M+E Daily

Box CFO: Shield, Other New Products Among ‘Key Growth Drivers’ for Company

New products, including the Box Shield security offering that Box announced at its recent BoxWorks conference, stand to be among the “key growth drivers” for the company, according to CFO Dylan Smith.

The company is seeing about a 30-40% uplift in revenue from add-on products that customers are increasingly opting to pay for in addition to its core cloud content management service, he said Aug. 30 at the Box Financial Analyst Day event in San Francisco.

Box Shield, which the company says will provide “intelligent security for the digital age,” offers features including anomaly detection and a content firewall and will be made available to customers in beta later this year, Box said.

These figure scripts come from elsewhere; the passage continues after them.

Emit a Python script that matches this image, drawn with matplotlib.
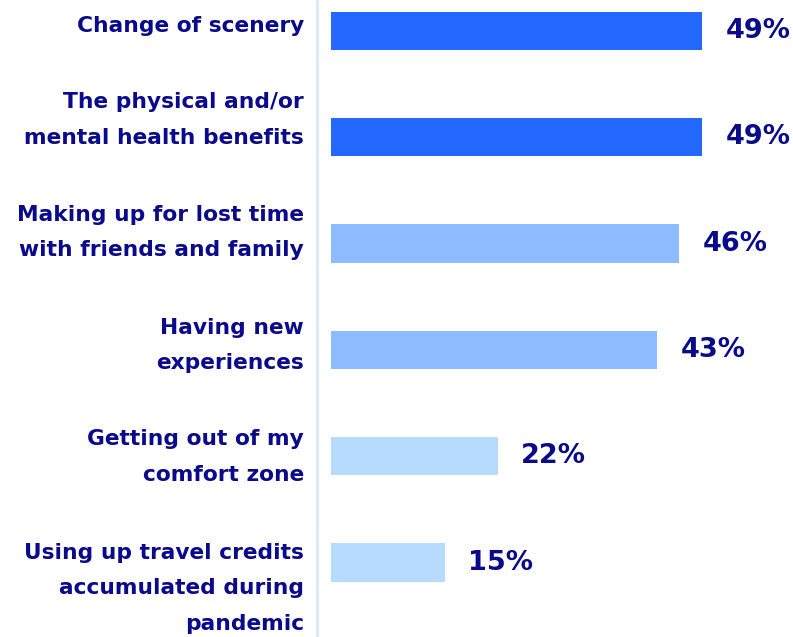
import matplotlib
matplotlib.use("Agg")
import matplotlib.pyplot as plt
from matplotlib.transforms import ScaledTranslation

categories = [
    "Change of scenery",
    "The physical and/or\nmental health benefits",
    "Making up for lost time\nwith friends and family",
    "Having new\nexperiences",
    "Getting out of my\ncomfort zone",
    "Using up travel credits\naccumulated during\npandemic",
]
values = [49, 49, 46, 43, 22, 15]
colors = ["#2468FF", "#2468FF", "#8CBCFF", "#8CBCFF", "#B7DAFF", "#B7DAFF"]
text_color = "#0A0A8C"
# vertical nudges (pixels, + = down) of the category labels relative to bar centres
label_nudge_px = [-7, -27, -21, -14, -9, 16]

fig = plt.figure(figsize=(7.93, 6.37), dpi=100)
ax = fig.add_axes([317 / 793, 0, 1 - 317 / 793, 1])

ypos = list(range(len(categories)))
ax.barh(ypos, values, height=0.36, color=colors)
ax.set_xlim(-1.85, 61)
ax.set_ylim(5.70, -0.29)

ax.set_yticks(ypos)
ax.set_yticklabels(categories, fontsize=15.7, fontweight="bold", color=text_color,
                   fontfamily="DejaVu Sans", linespacing=1.97)
ax.tick_params(axis="y", length=0, pad=9.5)
ax.tick_params(axis="x", bottom=False, labelbottom=False)
for lab, d in zip(ax.get_yticklabels(), label_nudge_px):
    lab.set_transform(lab.get_transform() + ScaledTranslation(0, -d / 100, fig.dpi_scale_trans))

for y, v in zip(ypos, values):
    ax.annotate(f"{v}%", xy=(v, y), xytext=(17, 0), textcoords="offset points",
                va="center", ha="left", fontsize=19.5, fontweight="bold",
                color=text_color, fontfamily="DejaVu Sans")

for s in ["top", "right", "bottom"]:
    ax.spines[s].set_visible(False)
ax.spines["left"].set_color("#DCE8F8")
ax.spines["left"].set_linewidth(2)

fig.savefig("out.png", dpi=100)
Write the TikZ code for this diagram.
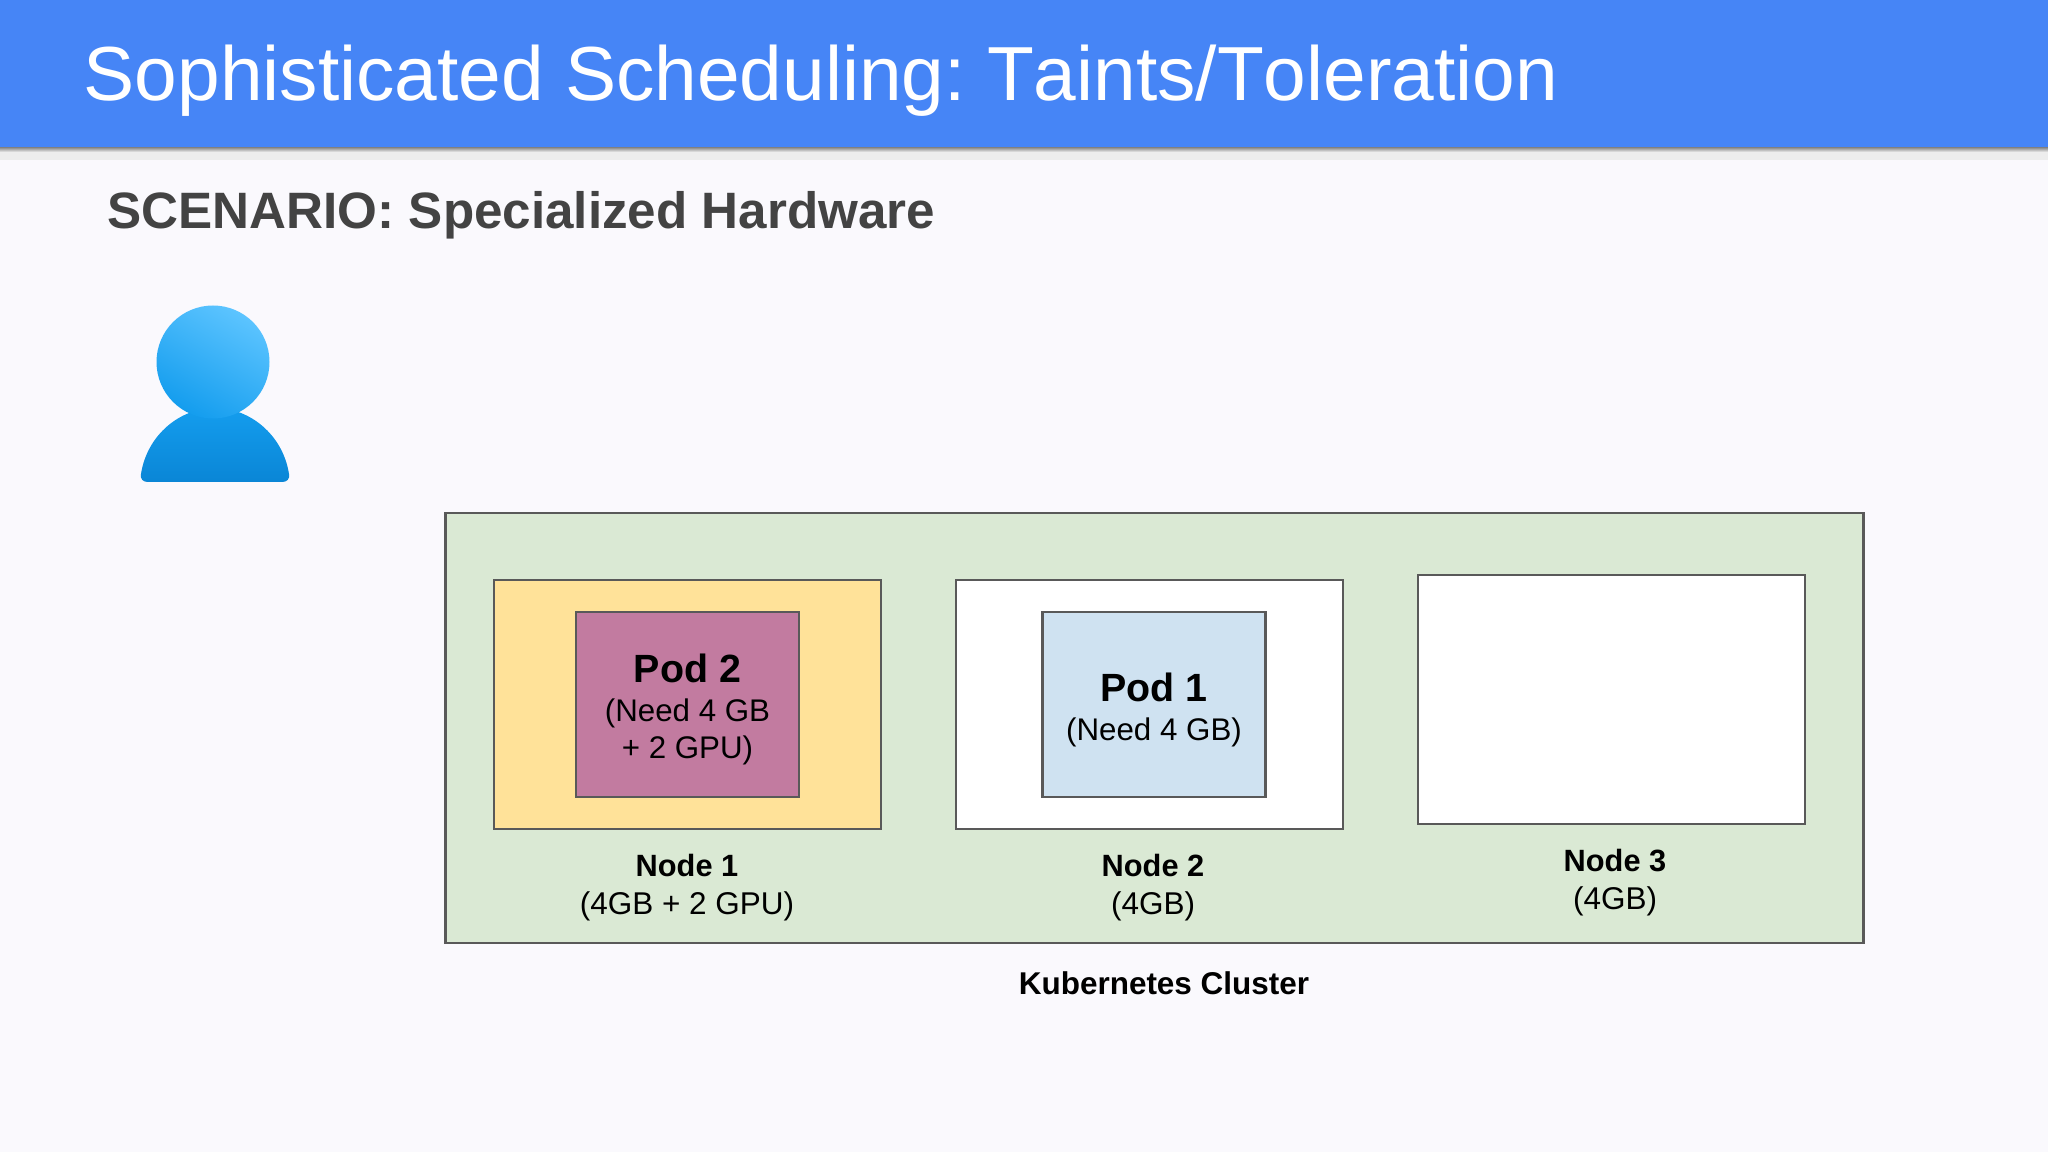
\documentclass[tikz,border=0pt]{standalone}
\usepackage{fontspec}
\setmainfont{Liberation Sans}[Kerning=Off]
\usepackage{tikz}
\frenchspacing

\definecolor{slidebg}{HTML}{FAF9FD}
\definecolor{titleblue}{HTML}{4685F6}
\definecolor{headgrey}{HTML}{434343}
\definecolor{linegrey}{HTML}{595959}
\definecolor{clustergreen}{HTML}{DAE9D4}
\definecolor{nodeyellow}{HTML}{FFE299}
\definecolor{podpurple}{HTML}{C27BA0}
\definecolor{podblue}{HTML}{CFE2F1}
\definecolor{iconlight}{HTML}{5CC4FF}
\definecolor{iconmid}{HTML}{149DEE}
\definecolor{icondark}{HTML}{0A86D6}

\tikzset{
  boxnode/.style={draw=linegrey, line width=0.65pt, inner sep=0pt, minimum width=3.87cm, minimum height=2.49cm},
  podnode/.style={draw=linegrey, line width=0.65pt, inner sep=0pt, minimum width=2.23cm, minimum height=1.85cm},
  podlabel/.style={align=center, inner sep=0pt, font=\fontsize{8.9}{10.6}\selectfont},
  caption/.style={align=center, inner sep=0pt, font=\fontsize{8.95}{10.8}\selectfont},
}
\newcommand{\podtitle}[1]{{\fontsize{11.2}{12}\selectfont\bfseries #1}}
\newcommand{\nodetitle}[1]{{\fontsize{8.75}{10.8}\selectfont\bfseries #1}}

\begin{document}
\begin{tikzpicture}[x=0.01cm,y=-0.01cm]
\useasboundingbox (0,0) rectangle (2048,1152);
\fill[slidebg] (0,0) rectangle (2048,1152);

% title bar
\fill[black!7] (0,147) rectangle (2048,160);
\shade[top color=black!50, bottom color=black!7] (0,147) rectangle (2048,152);
\fill[titleblue] (0,0) rectangle (2048,147);
\node (title) [anchor=base west, inner sep=0pt, text=white, font=\fontsize{21.8}{26}\selectfont] at (83,101) {Sophisticated Scheduling: Taints/Toleration};
\node (scenario) [anchor=base west, inner sep=0pt, text=headgrey, font=\fontsize{14.55}{18}\selectfont\bfseries] at (107,229) {SCENARIO: Specialized Hardware};

% user icon
\shade[top color=iconmid, bottom color=icondark]
  (141,474) .. controls (147,435) and (180,408) .. (215,408)
  .. controls (250,408) and (283,435) .. (289,474)
  .. controls (290,479) and (287,482) .. (282,482) -- (148,482)
  .. controls (143,482) and (140,479) .. (141,474) -- cycle;
\shade[top color=iconlight, bottom color=iconmid, shading angle=-30] (213,362) circle (56.5);

% cluster
\node (cluster) [draw=linegrey, line width=0.65pt, fill=clustergreen, inner sep=0pt, minimum width=14.17cm, minimum height=4.3cm] at (1154.5,728) {};
\node (clusterlabel) [inner sep=0pt, font=\fontsize{8.95}{11}\selectfont\bfseries] at (1164,983) {Kubernetes Cluster};

\node (node1) [boxnode, fill=nodeyellow] at (687.5,704.5) {};
\node (node2) [boxnode, fill=white] at (1149.5,704.5) {};
\node (node3) [boxnode, fill=white] at (1611.5,699.5) {};

\node (pod2) [podnode, fill=podpurple] at (687.5,704.5) {};
\node (pod1) [podnode, fill=podblue] at (1154,704.5) {};
\node (pod2label) [podlabel] at (687.5,709.5) {\podtitle{Pod 2}\\[0.5pt](Need 4 GB\\+ 2 GPU)};
\node (pod1label) [podlabel] at (1154,709.5) {\podtitle{Pod 1}\\[0.5pt](Need 4 GB)};

\node (node1label) [caption] at (687,888) {\nodetitle{Node 1}\\(4GB + 2 GPU)};
\node (node2label) [caption] at (1153,888) {\nodetitle{Node 2}\\(4GB)};
\node (node3label) [caption] at (1615,883) {\nodetitle{Node 3}\\(4GB)};
\end{tikzpicture}
\end{document}
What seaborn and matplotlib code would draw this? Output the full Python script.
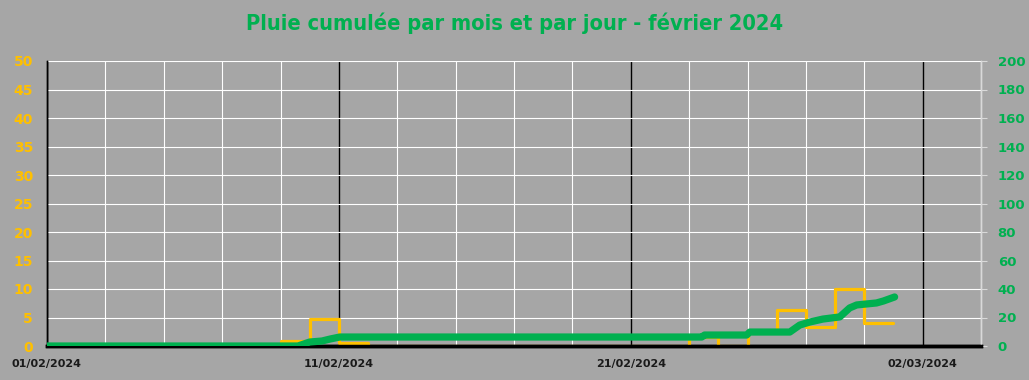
import numpy as np
import pandas as pd
import matplotlib
matplotlib.use("Agg")
import matplotlib.pyplot as plt
import matplotlib.dates as mdates
import seaborn as sns

# Pluie journaliere (mm), une valeur par jour du 01/02 au 01/03 (derniere = fin de palier)
jours = pd.date_range("2024-02-01", "2024-03-01", freq="D")
pluie_jour = [0, 0, 0, 0, 0, 0, 0, 0, 0.9, 4.7,
              0.5, 0, 0, 0, 0, 0, 0, 0, 0, 0,
              0, 0, 1.5, 0, 2.4, 6.3, 3.3, 10.0, 4.0, 4.0]

cumul_jours = [0, 8.6, 9.0, 9.42, 9.7, 10.03, 22.43, 22.53, 23.97, 24.08,
               25.45, 25.79, 26.13, 26.58, 27.16, 27.5, 27.74, 28.42, 28.66, 29.04]
cumul_pluie = [0, 0, 2.8, 3.5, 4.9, 6.3, 6.3, 7.7, 7.7, 9.8,
               9.8, 14.7, 16.8, 18.9, 20.4, 26.7, 28.8, 30.2, 31.6, 34.4]

dates_ticks = ["2024-02-01", "2024-02-11", "2024-02-21", "2024-03-02"]
titre = "Pluie cumulée par mois et par jour - février 2024"

df_jour = pd.DataFrame({"date": jours, "pluie": pluie_jour})
df_cumul = pd.DataFrame({
    "date": pd.Timestamp("2024-02-01") + pd.to_timedelta(cumul_jours, unit="D"),
    "cumul": cumul_pluie,
})

gris = "#a6a6a6"
jaune = "#ffc000"
vert = "#00b050"

sns.set_style("white")
plt.rcParams["font.family"] = ["DejaVu Sans"]

fig = plt.figure(figsize=(10.29, 3.8), dpi=100, facecolor=gris)
ax = fig.add_axes([47 / 1029, 1 - 346 / 380, 934 / 1029, 285 / 380])
ax.set_facecolor(gris)

sns.lineplot(data=df_jour, x="date", y="pluie", ax=ax, color=jaune,
             linewidth=2.3, drawstyle="steps-post", zorder=3)

ax2 = ax.twinx()
sns.lineplot(data=df_cumul, x="date", y="cumul", ax=ax2, color=vert,
             linewidth=5.2, solid_capstyle="round", solid_joinstyle="round", zorder=4)

debut = pd.Timestamp("2024-02-01")
ax.set_xlim(debut, debut + pd.Timedelta(days=32))
ax.set_ylim(0, 50)
ax2.set_ylim(0, 200)

# grilles
ax.set_yticks(np.arange(0, 51, 5))
ax2.set_yticks(np.arange(0, 201, 20))
ax.set_xticks(pd.to_datetime(dates_ticks))
ax.set_xticks(pd.date_range(debut, periods=17, freq="2D"), minor=True)
ax.xaxis.set_major_formatter(mdates.DateFormatter("%d/%m/%Y"))
ax.grid(axis="y", color="white", linewidth=0.8)
ax.grid(axis="x", which="minor", color="white", linewidth=0.8)
ax.grid(axis="x", which="major", color="black", linewidth=1.0)
ax.set_axisbelow(True)
ax2.grid(False)

ax.tick_params(axis="y", length=0, pad=10, labelcolor=jaune, labelsize=10)
ax.tick_params(axis="x", which="both", length=0, pad=9, labelsize=8, labelcolor="#1a1a1a")
ax2.tick_params(axis="y", length=4, color="#d9d9d9", pad=8, labelcolor=vert, labelsize=9.5)
for lab in ax.get_yticklabels() + ax.get_xticklabels() + ax2.get_yticklabels():
    lab.set_fontweight("bold")

ax.set_xlabel("")
ax.set_ylabel("")
ax2.set_ylabel("")

for a in (ax, ax2):
    a.spines["top"].set_visible(False)
    a.spines["left"].set_color("black")
    a.spines["left"].set_linewidth(1.0)
    a.spines["right"].set_color("#d9d9d9")
    a.spines["right"].set_linewidth(1.0)
    a.spines["bottom"].set_color("black")
    a.spines["bottom"].set_linewidth(2.5)

fig.text(515 / 1029, 1 - 23 / 380, titre, ha="center", va="center",
         color=vert, fontsize=15.7, fontweight="bold", fontstretch="condensed",
         family=["DejaVu Sans"])

fig.savefig("out.png", dpi=100, facecolor=gris)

So far, Box Governance – which provides users with enhanced protection for sensitive content, among other features — “has really been leading the charge” among the company’s existing add-on products, Smith told attendees.

The higher new product attach rates are driving higher annual contract values (ACVs), he noted, adding the company plans to continue introducing new add-on products.

“Every dollar of new annual recurring revenue that we bring in will ultimately generate more than $9 of value over a 10-year period with today’s customer economics,” he projected.

Additional Box growth drivers he cited were deeper customer engagements that will come via solutions including artificial intelligence (AI), expanded strategic partnerships and international expansion.

The growth drivers are helping Box make “strong progress” on its path to deliver more than $1 billion in revenue by its fiscal year 2022, he said.

“We expect international growth to outpace growth in North America at least for the next several years to come,” he told attendees.

Noting Box was poised for more international growth, COO Stephanie Carullo said Japan was faring especially well for Box. “Japan continues to go from strength to strength,” she said.

Box is also “seeing some pretty solid adoption” in the Europe, Middle East and Africa (EMEA) region but, “in some regions, we still have some work to do” there, according to the company. Non-U.S. markets now account for 24% of total Box revenue, the company said.

Meanwhile, the company’s $100,000-plus deals grew 29% in the first half of its current (2019) fiscal year, Carullo said.

Pointing to Box’s ‘evolution to solution selling,” she said the “four key pillars to reaccelerating growth” are ACV, retention, reach and efficiency.

Kicking off the Analyst Day, Alice Kousoum Lopatto, head of investor relations, pointed out that when she joined Box in late 2014, the company had only one main product. But Box had an “ambitious vision” that included enabling enterprises to “work more productively and securely in the cloud on any device,” she said. It’s nearly doubled its customers to about 87,000 since then, is now offering seven products, and has entered into several major strategic partnerships, she said. Those partnerships include pacts with IBM and Microsoft.

Pointing out once again that digital transformation is impacting every business today, CEO Aaron Levie told attendees: “We’re seeing a fundamental transformation in the digital employee experience,” a space it’s been in since it started about 13 years ago. Box is increasingly “being embedded into more of the modern business processes” of customers, he said.

Later this year, Box will start enabling customers to “pull in AI services and really extract insights and data from the information that they’re working with,” he said.